Quand sa grossesse commença à être mordante, de vieilles
Accoucheuses, épouses des conseillers, se rendirent auprès
D’elle. Elles arrivèrent là alors que la préférée ressentait déjà les
Douleurs de l’accouchement. De là où l’enfant logeait dans la matrice […]
Là où les conseillers se trouvaient avec She-Mwendo, ils
Demandèrent : « quel enfant est né là-bas » dans la maison, les
Vieilles accoucheuses gardaient le silence, sans répondre9.

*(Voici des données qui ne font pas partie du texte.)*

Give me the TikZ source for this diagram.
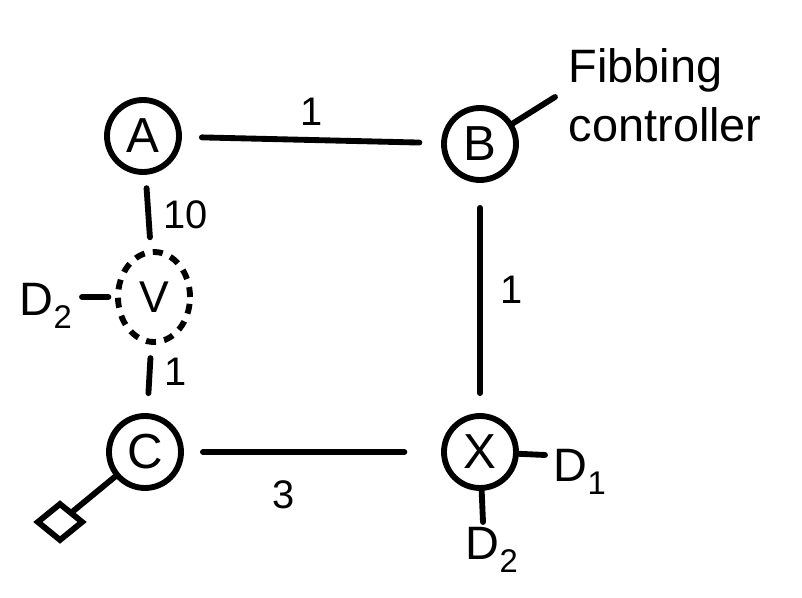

Ce double refus d’obtempérer qu’opèrent les vieilles matrones ridiculise et décrédibilise le roi et ses conseillers. En fait, le roi avait interdit à ses sept femmes de lui faire un enfant mâle de peur de précipiter la chute de son règne. Il ne veut que les filles parce qu’elles ne représentent aucun danger pour son trône. Le silence des vieilles accoucheuses constitue donc un acte transgressif protestataire contre cet interdit absurde. Il témoigne de leur indignation face à de telles injustices. En tous les cas, elles supportent mal le fait que leur roi cherche, à tout prix, à s’accrocher au pouvoir au point même de sacrifier ses potentiels héritiers que sont les enfants mâles que ses sept femmes pourraient mettre au monde. Si ses six femmes ne transgressent nullement l’interdit qu’il leur donne en ne donnant naissance qu’à des filles, c’est parce que le sort a bien voulu les épargner tout simplement. Mais la favorite n’a pas eu cette chance dans la mesure où c’est elle qui transgresse cet interdit en donnant naissance à Mwendo. Le roi She-Mwendo semble regretter une telle interdiction arbitraire, à la fin des hostilités contre son fils :

Vous tous, chefs qui êtes ici, je ne dénie pas
Tout le mal que j’ai fait à ma progéniture, mon fils. Il est vrai que
Devant l’ensemble des conseillers et des nobles, j’ai imposé une
Interdiction à mes femmes, annonçant que je tuerai celle de
Mes femmes qui donneraient naissance à un fils […]
Parmi toutes mes femmes, six n’ont mis au monde que des filles
Et c’est ma préférée qui a mis au monde un garçon10.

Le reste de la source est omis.